Jane Norling is a visual artist active in San Francisco Bay Area cultural venues since 1970. Her work addresses social & environmental justice and aesthetic concerns through public art, graphic design, painting, printmaking & small press publishing. She graduated from Bennington College in 1968 with a Bachelor of Arts in Visual Arts and began her career designing books at Random House before relocating to San Francisco in 1970.
Involvement with Haight Ashbury muralists
In the 1970s, Norling worked as a founding member with the Haight Ashbury muralists. Her work includes the 1976 mural “Our History is No Mystery” at John Adams Community College, as well as the 1984 mural “Darles Armas Y Tambien Ensenarles a Leer”, initially painted as part of the Balmy Alley Mural Project. This mural, moved from its original location but still visible from the street, depicts the Nicaraguan Literacy Campaign, launched in 1980 by the Sandinista government, reduce illiteracy and is based in part on images in photographs by Margaret Randall. The former is well documented in the film Peoples Wall, produced by the Haight Ashbury Film Collective.
Peoples Press
In 1972, as a member of Peoples Press, who published the North American edition of Cuban international magazine “Tricontinental," Norling travelled to Cuba to learn from and work with the OSPAAAL design department where she designed a poster applicable to the people of Puerto Rico; this poster was printed by OSPAAAL and has become one of her most recognized social justice designs. Norling is one of eight women who designed a combined 22 posters for OSPAAAL, out of the organization's total output of roughly 326 known posters. Peoples Press was a non-hierarchical collective where design, offset small-press printing, all aspects of running a small press shop were considered equal merit, with all collective members learning all skills. In this context, individuals evolved skill in several shop jobs while maintaining awareness of every part of the process. At Peoples Press, Norling collaborated with Gail Dolgin in 1978 on a celebrated poster for International Women's Day. The design on this poster was taken from one of Norling's murals, "Sistersongs of Liberation".

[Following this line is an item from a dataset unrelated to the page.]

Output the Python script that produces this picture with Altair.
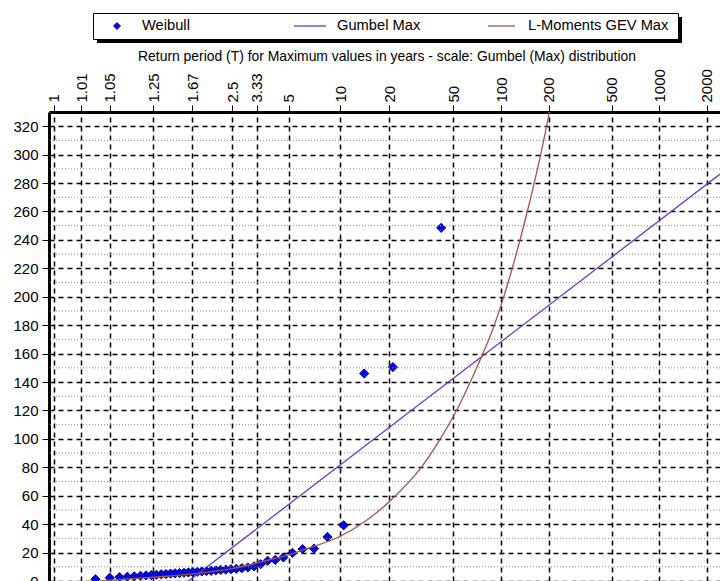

Norling designed cover art for the 1974 Red Star Singers album, The Force of Life, released by Paredon Records, as well as a poster for San Francisco Mime Troupe plays including The Mother, False Promises/Nos Engañaron, Hotel Universe, a play based on the International Hotel struggle, and Coast City Confidential. Her political poster art was included in the 2003 exhibition One Struggle, Two Communities: Late 20th Century Political Posters of Havana, Cuba and the San Francisco Bay Area at the Berkeley Art Center. In 2011, her painting, "Absence," was included in a travelling art exhibition which marked ten years of US war against Afghanistan. This painting depicts a group of Afghan women, including one holding an empty white figure meant to signify the child she has lost in war.

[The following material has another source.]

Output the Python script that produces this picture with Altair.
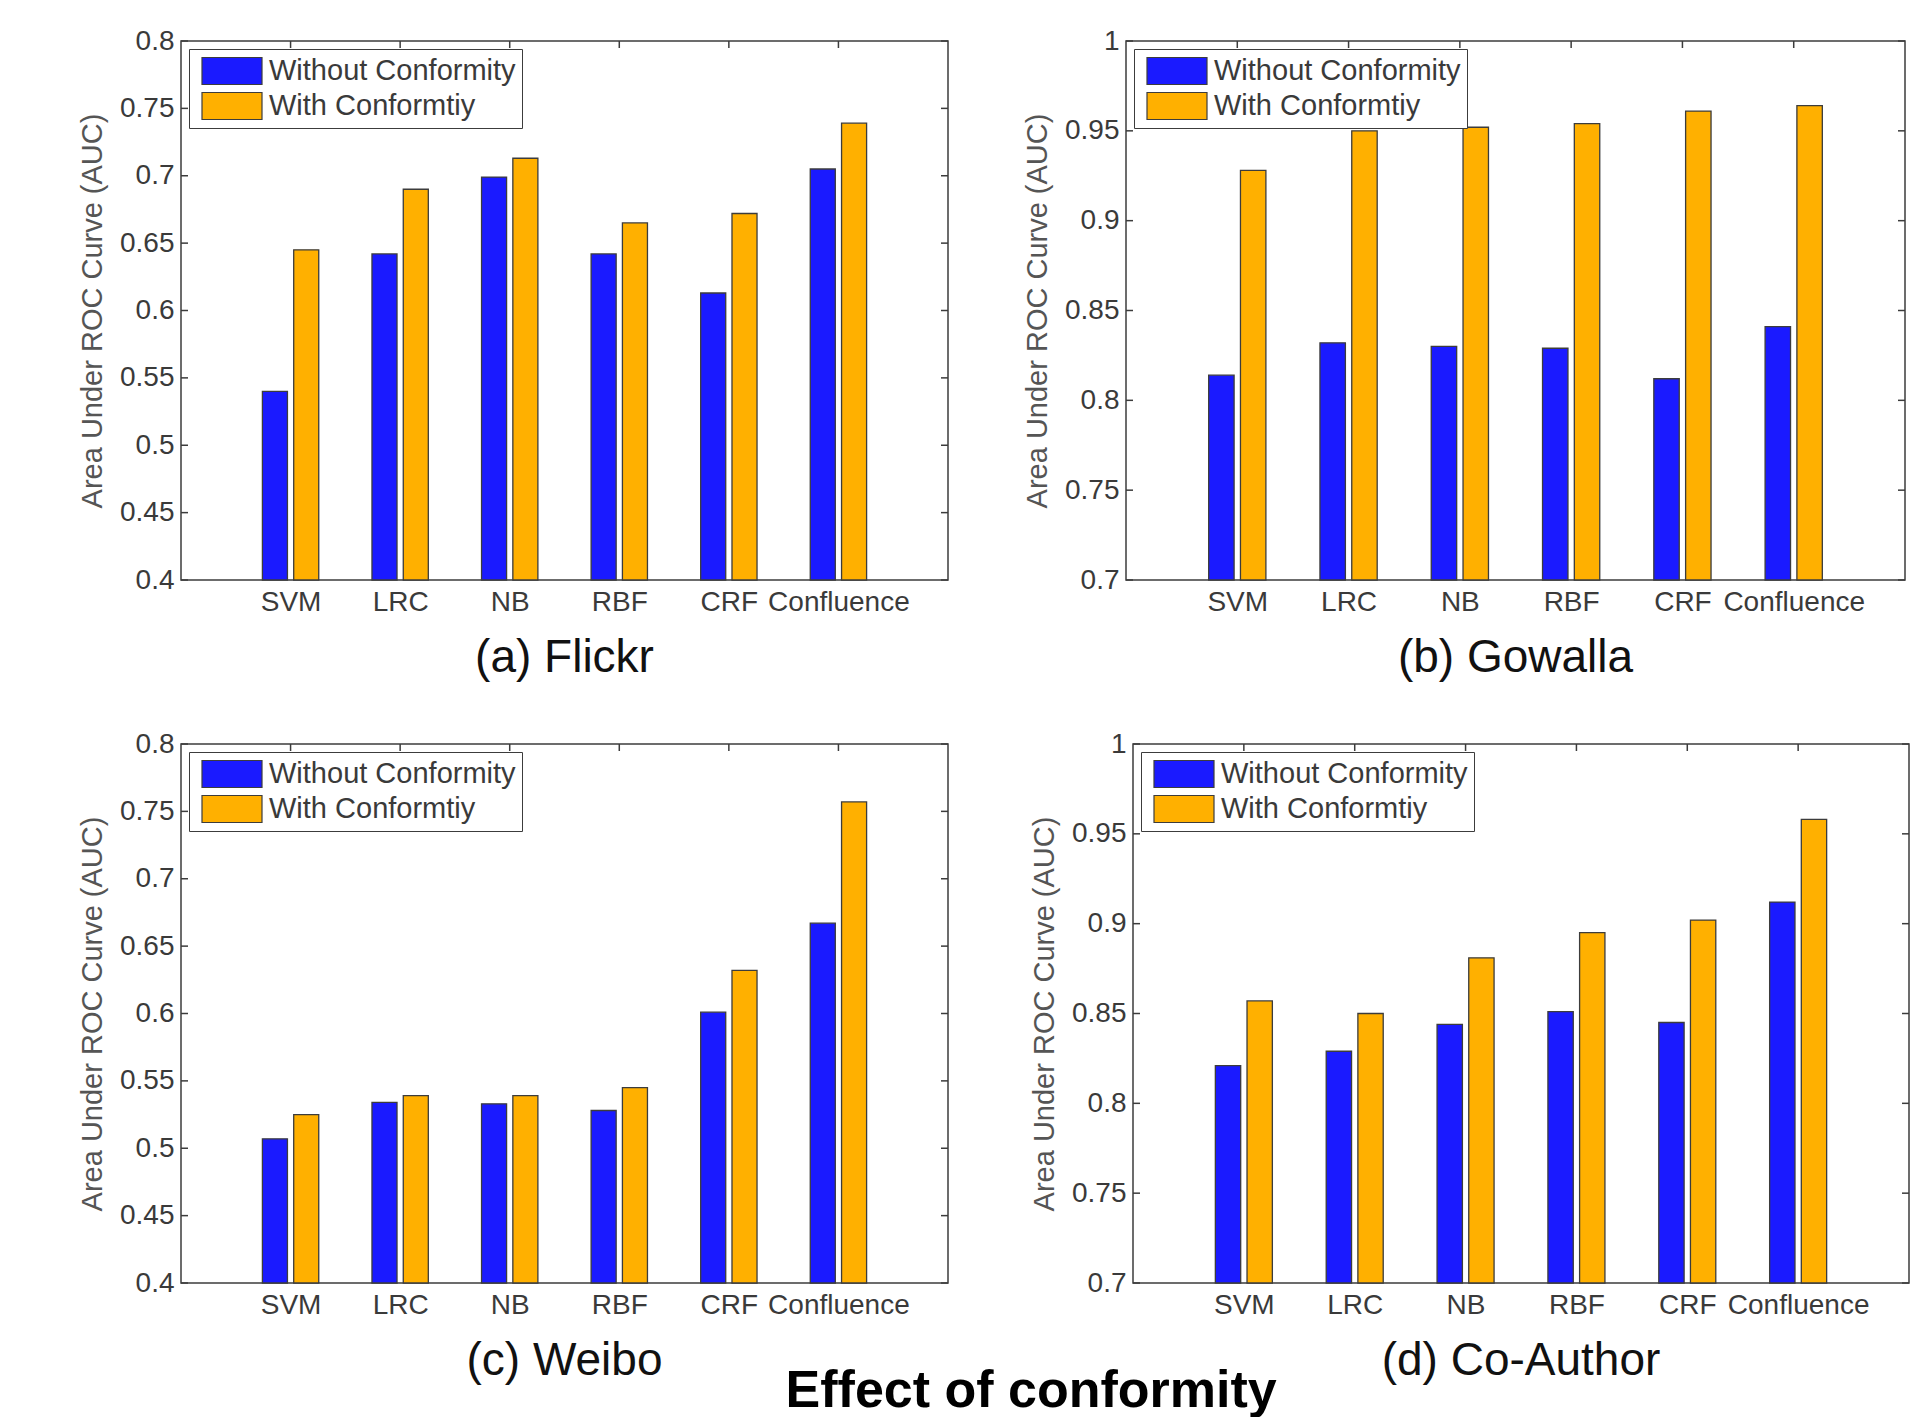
import altair as alt
import pandas as pd

categories = ["SVM", "LRC", "NB", "RBF", "CRF", "Confluence"]
series_names = ["Without Conformity", "With Conformtiy"]

flickr_without = [0.540, 0.642, 0.699, 0.642, 0.613, 0.705]
flickr_with = [0.645, 0.690, 0.713, 0.665, 0.672, 0.739]

gowalla_without = [0.814, 0.832, 0.830, 0.829, 0.812, 0.841]
gowalla_with = [0.928, 0.950, 0.952, 0.954, 0.961, 0.964]

weibo_without = [0.507, 0.534, 0.533, 0.528, 0.601, 0.667]
weibo_with = [0.525, 0.539, 0.539, 0.545, 0.632, 0.757]

coauthor_without = [0.821, 0.829, 0.844, 0.851, 0.845, 0.912]
coauthor_with = [0.857, 0.850, 0.881, 0.895, 0.902, 0.958]

ticks_low = [0.4, 0.45, 0.5, 0.55, 0.6, 0.65, 0.7, 0.75, 0.8]
ticks_high = [0.7, 0.75, 0.8, 0.85, 0.9, 0.95, 1.0]

panel_titles = ["(a) Flickr", "(b) Gowalla", "(c) Weibo", "(d) Co-Author"]
main_title = "Effect of conformity"
y_title = "Area Under ROC Curve (AUC)"

BLUE = "#1a1aff"
ORANGE = "#ffb000"
FRAME = "#3c3c3c"
TEXT = "#3a3a3a"
FONT = "Liberation Sans, Arial, sans-serif"

PLOT_H = 539
GROUP_W = 0.5714  # MATLAB grouped bar group width for 2 series
BAR_W = GROUP_W / 2 * 0.8

cat_expr = "[" + ",".join("'" + c + "'" for c in categories) + "][datum.value - 1]"


def make_table(without, with_):
    rows = []
    for i, cat in enumerate(categories):
        pos = i + 1
        for k, (name, vals) in enumerate(zip(series_names, [without, with_])):
            center = pos - GROUP_W / 4 + k * GROUP_W / 2
            rows.append({
                "category": cat,
                "series": name,
                "order": k,
                "value": vals[i],
                "x0": center - BAR_W / 2,
                "x1": center + BAR_W / 2,
            })
    return pd.DataFrame(rows)


def panel(title, without, with_, ymin, ymax, yvals, width, title_pad):
    df = make_table(without, with_)
    xenc = alt.X(
        "x0:Q",
        scale=alt.Scale(domain=[0, 7], nice=False, zero=False),
        axis=alt.Axis(
            values=list(range(1, len(categories) + 1)),
            labelExpr=cat_expr,
            title=None,
            ticks=False,
            domain=False,
            grid=False,
            labelFontSize=28,
            labelColor=TEXT,
            labelFont=FONT,
            labelPadding=8,
            labelFlush=False,
        ),
    )
    yenc = alt.Y(
        "value:Q",
        scale=alt.Scale(domain=[ymin, ymax], nice=False, zero=False),
        axis=alt.Axis(
            values=yvals,
            format=".2~f",
            title=y_title,
            titleFontSize=29,
            titleFontWeight="normal",
            titleColor="#555555",
            titleFont=FONT,
            titlePadding=title_pad,
            ticks=False,
            domain=False,
            grid=False,
            labelFontSize=28,
            labelColor=TEXT,
            labelFont=FONT,
            labelPadding=7,
            labelFlush=False,
        ),
    )
    bars = alt.Chart(df).mark_bar(stroke=FRAME, strokeWidth=1.3).encode(
        x=xenc,
        x2="x1:Q",
        y=yenc,
        y2=alt.datum(ymin),
        color=alt.Color(
            "series:N",
            scale=alt.Scale(domain=series_names, range=[BLUE, ORANGE]),
            legend=alt.Legend(
                title=None,
                orient="top-left",
                offset=8,
                padding=6,
                fillColor="white",
                strokeColor=FRAME,
                cornerRadius=0,
                symbolType="M-2,-0.9H2V0.9H-2Z",
                symbolSize=900,
                symbolStrokeColor=FRAME,
                symbolStrokeWidth=1.2,
                symbolOpacity=1,
                symbolOffset=21,
                labelOffset=21,
                labelFontSize=29,
                labelFont=FONT,
                labelColor=TEXT,
                rowPadding=3,
                labelLimit=400,
            ),
        ),
        order="order:Q",
    )
    ydf = pd.DataFrame({"value": yvals})
    xdf = pd.DataFrame({"x0": list(range(1, len(categories) + 1))})
    lt = alt.Chart(ydf).mark_rule(color=FRAME, strokeWidth=1.5).encode(
        y=yenc, x=alt.value(0), x2=alt.value(7)
    )
    rt = alt.Chart(ydf).mark_rule(color=FRAME, strokeWidth=1.5).encode(
        y=yenc, x=alt.value(width - 7), x2=alt.value(width)
    )
    tt = alt.Chart(xdf).mark_rule(color=FRAME, strokeWidth=1.5).encode(
        x=xenc, y=alt.value(0), y2=alt.value(7)
    )
    return alt.layer(bars, lt, rt, tt).properties(
        width=width,
        height=PLOT_H,
        title=alt.TitleParams(
            title,
            orient="bottom",
            anchor="middle",
            frame="group",
            fontSize=46,
            fontWeight="normal",
            font=FONT,
            color="#111111",
            offset=20,
        ),
    )


pa = panel(panel_titles[0], flickr_without, flickr_with, 0.4, 0.8, ticks_low, 767, 12)
pb = panel(panel_titles[1], gowalla_without, gowalla_with, 0.7, 1.0, ticks_high, 779, 12)
pc = panel(panel_titles[2], weibo_without, weibo_with, 0.4, 0.8, ticks_low, 767, 12)
pd_ = panel(panel_titles[3], coauthor_without, coauthor_with, 0.7, 1.0, ticks_high, 776, 12)

row1 = alt.hconcat(pa, pb, spacing=72).resolve_scale(color="independent", x="independent", y="independent")
row2 = alt.hconcat(pc, pd_, spacing=79).resolve_scale(color="independent", x="independent", y="independent")

chart = alt.vconcat(row1, row2, spacing=47).resolve_scale(
    color="independent", x="independent", y="independent"
).properties(
    title=alt.TitleParams(
        main_title,
        orient="bottom",
        anchor="middle",
        fontSize=52,
        fontWeight="bold",
        font=FONT,
        color="black",
        offset=-19,
        dx=37,
    ),
    padding={"left": 69, "top": 18, "right": 0, "bottom": 0},
).configure(
    background="white"
).configure_view(
    stroke=FRAME, strokeWidth=1.5
)

chart.save("out.html", embed_options={"renderer": "svg", "actions": False})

Norling's more recent work places greater focus on studio painting, specifically abstract landscapes inspired by visits to National Parks and other outdoor areas of expansive beauty. It has been included in exhibitions curated by Slate Contemporary Gallery in Oakland, CA, at Berkeley Art Center's 2013 unjuried member exhibition, Wonder, and the 2014 Feature exhibition. Her art has also been featured on the cover of Margaret Randall's 2009 publication, Their Backs to the Sea. Norling's work was commissed to be printed on glass for a major art installation at the Almeda County social services building at 1111 Jackson Street in Oakland, California; this installation was approved in October 2015, and features water-based imagery on glass on six separate sections within the building.